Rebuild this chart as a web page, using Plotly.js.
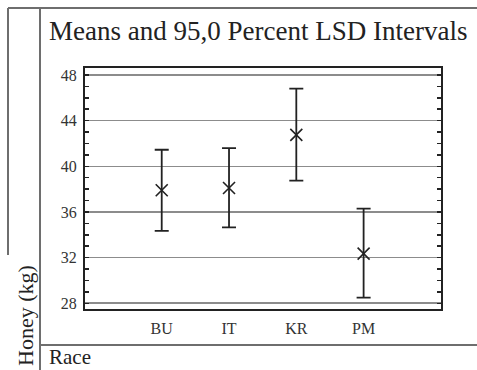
<!DOCTYPE html>
<html>
<head>
<meta charset="utf-8">
<script src="https://cdn.plot.ly/plotly-3.0.1.min.js"></script>
<style>
  html, body { margin: 0; padding: 0; background: #fff; }
  #chart { width: 477px; height: 370px; }
</style>
</head>
<body>
<div id="chart"></div>
<script>
// Honey yield by race: group means with 95% LSD interval bounds
const races = ['BU', 'IT', 'KR', 'PM'];
const means = [37.9, 38.1, 42.75, 32.35];
const lower = [34.35, 34.65, 38.75, 28.5];
const upper = [41.45, 41.6, 46.8, 36.3];
const yTicks = [28, 32, 36, 40, 44, 48];

const W = 477, H = 370;
const M = { l: 85, r: 36, t: 68, b: 61 };
const PW = W - M.l - M.r, PH = H - M.t - M.b;
// pixel -> paper coordinates for the surrounding table rules and labels
const px = x => (x - M.l) / PW;
const py = y => (H - M.b - y) / PH;

const serif = 'Liberation Serif, Times New Roman, serif';
const ink = '#222';
const rule = '#6e6e6e';

const trace = {
  type: 'scatter',
  mode: 'markers',
  x: races,
  y: means,
  marker: { symbol: 'x-thin-open', size: 12, color: ink, line: { color: ink, width: 1.6 } },
  error_y: {
    type: 'data',
    symmetric: false,
    array: upper.map((u, i) => u - means[i]),
    arrayminus: means.map((m, i) => m - lower[i]),
    color: ink,
    thickness: 1.8,
    width: 7
  },
  hoverinfo: 'skip'
};

function hline(y, x0, x1) {
  return { type: 'line', xref: 'paper', yref: 'paper', x0: px(x0), x1: px(x1), y0: py(y), y1: py(y),
           line: { color: rule, width: 2 } };
}
function vline(x, y0, y1) {
  return { type: 'line', xref: 'paper', yref: 'paper', x0: px(x), x1: px(x), y0: py(y0), y1: py(y1),
           line: { color: rule, width: 2 } };
}

const layout = {
  width: W, height: H, autosize: false,
  margin: M,
  paper_bgcolor: '#fff', plot_bgcolor: '#fff',
  showlegend: false,
  font: { family: serif, color: ink },
  title: {
    text: 'Means and 95,0 Percent LSD Intervals',
    font: { family: serif, size: 27, color: ink },
    xref: 'container', x: 49 / W, xanchor: 'left',
    yref: 'container', y: 1 - 31 / H, yanchor: 'middle'
  },
  xaxis: {
    type: 'category',
    range: [-1.14, 4.15],
    showgrid: false, zeroline: false,
    showline: true, linecolor: ink, linewidth: 2, mirror: true,
    ticks: '', ticklabelstandoff: 4,
    tickfont: { family: serif, size: 16, color: '#333' }
  },
  yaxis: {
    range: [27.5, 48.61],
    tickvals: yTicks,
    ticktext: yTicks.map(String),
    ticks: 'inside', ticklen: 4, tickwidth: 1.5, tickcolor: ink,
    minor: { dtick: 1, tick0: 0, ticks: 'inside', ticklen: 4, tickwidth: 1.5, tickcolor: ink, showgrid: false },
    showgrid: true, gridcolor: '#8c8c8c', gridwidth: 1.6,
    zeroline: false,
    showline: true, linecolor: ink, linewidth: 2, mirror: 'ticks',
    ticklabelstandoff: 3,
    tickfont: { family: serif, size: 16, color: '#333' }
  },
  shapes: [
    hline(8, 8, W),
    vline(8, 8, 255),
    vline(40, 8, H),
    hline(345, 40, W)
  ],
  annotations: [
    {
      text: 'Honey (kg)', textangle: -90, showarrow: false,
      xref: 'paper', yref: 'paper', x: px(25), y: py(316),
      xanchor: 'center', yanchor: 'middle',
      font: { family: serif, size: 22, color: ink }
    },
    {
      text: 'Race', showarrow: false,
      xref: 'paper', yref: 'paper', x: px(47), y: py(357),
      xanchor: 'left', yanchor: 'middle',
      font: { family: serif, size: 21, color: ink }
    }
  ]
};

Plotly.newPlot('chart', [trace], layout, { staticPlot: true, displayModeBar: false });
</script>
</body>
</html>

• _AIM_: Return only the lines running from the top of the data to the line that holds "const yTicks = [28, 32, 36, 40, 44, 48];". Include both of those lines, but skip the pictures.

• _WRITTEN ANSWER_:
Rebuild this chart as a web page, using Plotly.js.
<!DOCTYPE html>
<html>
<head>
<meta charset="utf-8">
<script src="https://cdn.plot.ly/plotly-3.0.1.min.js"></script>
<style>
  html, body { margin: 0; padding: 0; background: #fff; }
  #chart { width: 477px; height: 370px; }
</style>
</head>
<body>
<div id="chart"></div>
<script>
// Honey yield by race: group means with 95% LSD interval bounds
const races = ['BU', 'IT', 'KR', 'PM'];
const means = [37.9, 38.1, 42.75, 32.35];
const lower = [34.35, 34.65, 38.75, 28.5];
const upper = [41.45, 41.6, 46.8, 36.3];
const yTicks = [28, 32, 36, 40, 44, 48];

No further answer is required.